[Instruction] Begin with the opening line of the records and extract each line through the one holding "ax = fig.add_axes([62/713, 36/459, 665/713, 380/459])"; pictures are not part of the copy.

[Data for processing]
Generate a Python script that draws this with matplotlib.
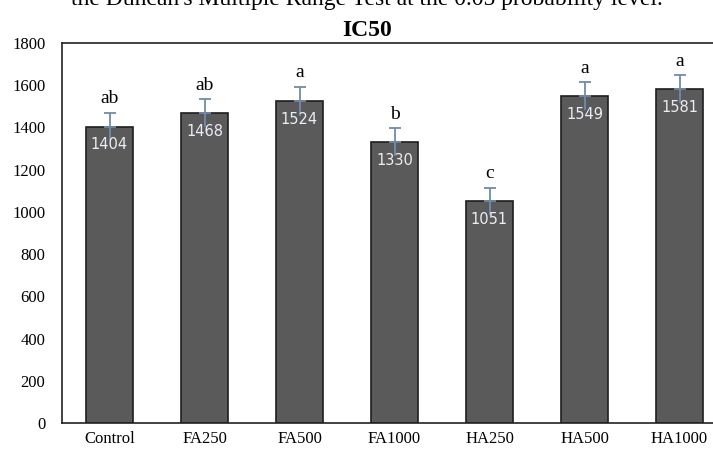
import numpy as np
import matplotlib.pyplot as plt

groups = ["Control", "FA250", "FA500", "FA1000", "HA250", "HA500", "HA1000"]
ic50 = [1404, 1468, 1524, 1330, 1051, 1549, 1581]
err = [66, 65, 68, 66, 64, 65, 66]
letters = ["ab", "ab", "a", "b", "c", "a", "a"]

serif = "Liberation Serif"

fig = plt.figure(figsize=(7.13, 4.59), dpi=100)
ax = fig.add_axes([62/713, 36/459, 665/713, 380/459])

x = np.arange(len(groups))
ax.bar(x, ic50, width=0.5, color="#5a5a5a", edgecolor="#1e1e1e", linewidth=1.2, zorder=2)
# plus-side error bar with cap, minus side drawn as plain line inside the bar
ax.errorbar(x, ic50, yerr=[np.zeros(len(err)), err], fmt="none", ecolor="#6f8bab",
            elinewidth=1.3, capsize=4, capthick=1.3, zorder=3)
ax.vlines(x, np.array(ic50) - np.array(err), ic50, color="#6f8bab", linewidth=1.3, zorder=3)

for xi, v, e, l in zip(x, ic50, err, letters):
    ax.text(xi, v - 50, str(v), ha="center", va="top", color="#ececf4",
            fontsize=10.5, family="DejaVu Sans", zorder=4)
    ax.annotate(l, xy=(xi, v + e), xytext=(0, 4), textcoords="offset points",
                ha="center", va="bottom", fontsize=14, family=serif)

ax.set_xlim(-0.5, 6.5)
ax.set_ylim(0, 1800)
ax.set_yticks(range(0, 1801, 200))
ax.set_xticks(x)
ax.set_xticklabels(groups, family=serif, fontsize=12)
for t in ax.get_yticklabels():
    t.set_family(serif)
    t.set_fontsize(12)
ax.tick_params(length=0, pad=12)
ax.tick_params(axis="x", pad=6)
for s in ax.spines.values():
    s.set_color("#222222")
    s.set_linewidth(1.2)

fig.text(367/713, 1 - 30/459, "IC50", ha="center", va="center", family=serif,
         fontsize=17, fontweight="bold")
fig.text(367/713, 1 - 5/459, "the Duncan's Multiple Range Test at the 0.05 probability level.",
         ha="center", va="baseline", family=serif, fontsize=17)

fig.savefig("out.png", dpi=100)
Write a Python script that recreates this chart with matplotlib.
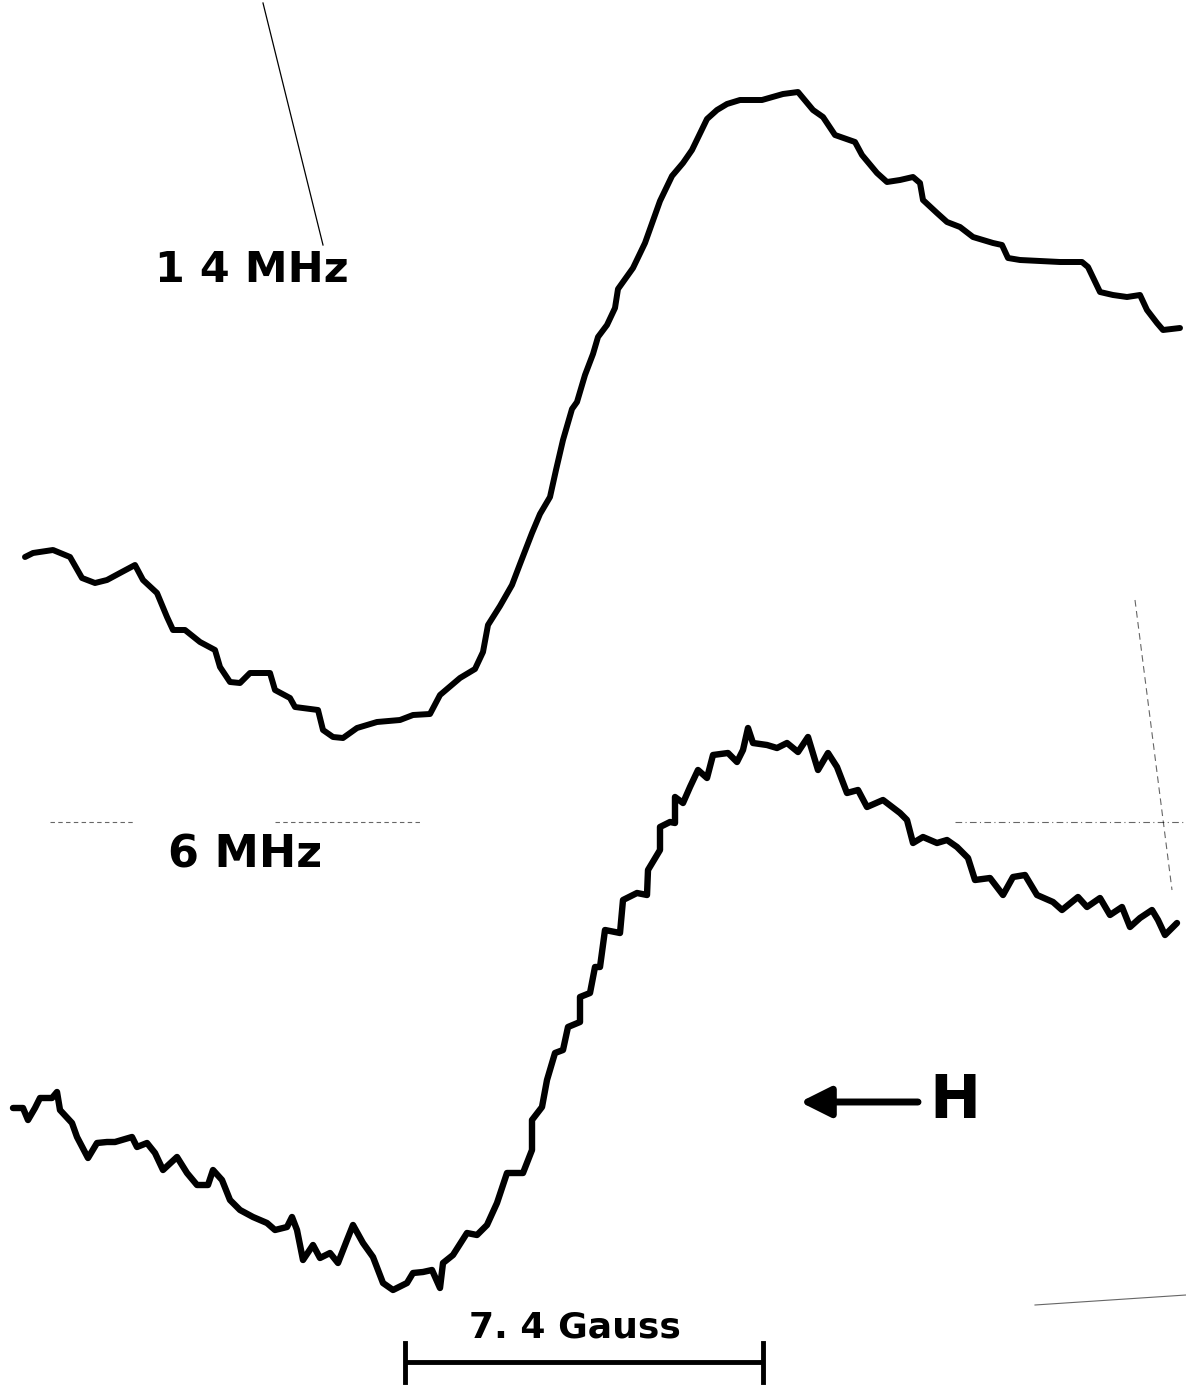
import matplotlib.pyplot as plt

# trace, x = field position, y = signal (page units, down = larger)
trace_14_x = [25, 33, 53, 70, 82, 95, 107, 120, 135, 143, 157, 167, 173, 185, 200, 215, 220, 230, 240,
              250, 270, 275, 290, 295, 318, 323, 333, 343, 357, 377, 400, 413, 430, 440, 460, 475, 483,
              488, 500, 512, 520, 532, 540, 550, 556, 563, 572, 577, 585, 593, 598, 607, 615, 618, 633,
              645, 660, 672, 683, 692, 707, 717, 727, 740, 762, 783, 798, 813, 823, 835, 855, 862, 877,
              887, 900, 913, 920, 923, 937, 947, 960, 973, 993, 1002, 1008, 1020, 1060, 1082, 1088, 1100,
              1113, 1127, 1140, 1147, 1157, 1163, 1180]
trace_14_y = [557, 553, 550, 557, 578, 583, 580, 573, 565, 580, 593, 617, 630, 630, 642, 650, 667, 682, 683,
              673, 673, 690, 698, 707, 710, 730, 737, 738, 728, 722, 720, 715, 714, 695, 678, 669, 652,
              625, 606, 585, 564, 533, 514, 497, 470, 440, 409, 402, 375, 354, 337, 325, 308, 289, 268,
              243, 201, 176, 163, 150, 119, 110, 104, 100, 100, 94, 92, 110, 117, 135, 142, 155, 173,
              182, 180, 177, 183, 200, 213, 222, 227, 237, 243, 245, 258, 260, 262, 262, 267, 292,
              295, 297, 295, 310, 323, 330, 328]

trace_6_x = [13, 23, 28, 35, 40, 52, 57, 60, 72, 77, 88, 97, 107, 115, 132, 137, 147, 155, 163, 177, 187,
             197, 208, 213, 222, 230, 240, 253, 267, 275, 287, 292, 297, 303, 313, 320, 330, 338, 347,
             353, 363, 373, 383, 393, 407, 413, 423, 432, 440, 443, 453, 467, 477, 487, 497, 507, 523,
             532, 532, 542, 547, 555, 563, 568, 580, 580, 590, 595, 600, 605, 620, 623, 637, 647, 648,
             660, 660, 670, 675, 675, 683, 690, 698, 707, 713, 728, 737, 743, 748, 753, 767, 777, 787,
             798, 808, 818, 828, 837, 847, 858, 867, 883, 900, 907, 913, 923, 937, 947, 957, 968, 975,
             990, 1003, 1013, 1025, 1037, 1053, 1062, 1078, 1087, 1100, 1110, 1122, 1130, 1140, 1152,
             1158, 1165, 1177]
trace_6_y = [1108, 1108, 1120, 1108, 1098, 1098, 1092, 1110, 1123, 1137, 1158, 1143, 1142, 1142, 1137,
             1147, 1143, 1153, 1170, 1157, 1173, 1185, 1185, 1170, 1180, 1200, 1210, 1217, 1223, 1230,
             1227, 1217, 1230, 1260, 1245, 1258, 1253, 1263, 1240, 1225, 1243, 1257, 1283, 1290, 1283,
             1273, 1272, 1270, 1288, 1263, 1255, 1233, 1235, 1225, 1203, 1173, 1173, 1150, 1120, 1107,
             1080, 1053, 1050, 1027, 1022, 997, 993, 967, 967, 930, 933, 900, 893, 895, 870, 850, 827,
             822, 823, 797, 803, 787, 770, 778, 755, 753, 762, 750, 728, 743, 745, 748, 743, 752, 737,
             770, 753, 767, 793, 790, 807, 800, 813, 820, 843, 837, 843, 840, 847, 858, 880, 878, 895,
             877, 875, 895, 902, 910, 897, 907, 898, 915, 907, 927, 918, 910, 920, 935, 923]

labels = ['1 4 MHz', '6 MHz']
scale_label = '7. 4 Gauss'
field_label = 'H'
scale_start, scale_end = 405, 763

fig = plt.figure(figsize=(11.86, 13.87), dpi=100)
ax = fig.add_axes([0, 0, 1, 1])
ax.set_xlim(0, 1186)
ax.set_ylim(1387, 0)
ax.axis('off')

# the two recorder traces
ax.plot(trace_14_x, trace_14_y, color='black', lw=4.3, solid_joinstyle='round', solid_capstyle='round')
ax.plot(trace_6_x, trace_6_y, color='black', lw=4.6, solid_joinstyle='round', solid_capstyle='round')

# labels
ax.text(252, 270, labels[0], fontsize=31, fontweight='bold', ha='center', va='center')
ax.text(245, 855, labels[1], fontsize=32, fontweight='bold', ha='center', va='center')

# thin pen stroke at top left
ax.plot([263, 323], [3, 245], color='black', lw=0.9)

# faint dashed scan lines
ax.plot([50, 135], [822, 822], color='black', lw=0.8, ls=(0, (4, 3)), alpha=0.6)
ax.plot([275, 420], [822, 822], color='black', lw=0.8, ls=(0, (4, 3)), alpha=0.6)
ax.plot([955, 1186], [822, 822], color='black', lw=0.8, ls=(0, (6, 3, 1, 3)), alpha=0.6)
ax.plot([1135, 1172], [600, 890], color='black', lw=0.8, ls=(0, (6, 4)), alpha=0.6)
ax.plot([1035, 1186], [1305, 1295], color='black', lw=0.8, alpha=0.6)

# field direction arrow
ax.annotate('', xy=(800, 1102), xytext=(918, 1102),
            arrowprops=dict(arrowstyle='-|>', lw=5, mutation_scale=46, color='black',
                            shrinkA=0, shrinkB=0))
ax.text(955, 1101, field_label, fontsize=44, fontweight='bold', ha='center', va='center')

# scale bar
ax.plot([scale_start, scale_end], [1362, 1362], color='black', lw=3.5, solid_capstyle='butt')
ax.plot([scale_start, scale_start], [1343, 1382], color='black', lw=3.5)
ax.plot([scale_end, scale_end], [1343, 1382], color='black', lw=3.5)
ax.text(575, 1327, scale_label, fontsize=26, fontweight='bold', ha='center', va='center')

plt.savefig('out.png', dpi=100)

[Written solution]
Generate a Python script that draws this with matplotlib.
import numpy as np
import matplotlib.pyplot as plt

groups = ["Control", "FA250", "FA500", "FA1000", "HA250", "HA500", "HA1000"]
ic50 = [1404, 1468, 1524, 1330, 1051, 1549, 1581]
err = [66, 65, 68, 66, 64, 65, 66]
letters = ["ab", "ab", "a", "b", "c", "a", "a"]

serif = "Liberation Serif"

fig = plt.figure(figsize=(7.13, 4.59), dpi=100)
ax = fig.add_axes([62/713, 36/459, 665/713, 380/459])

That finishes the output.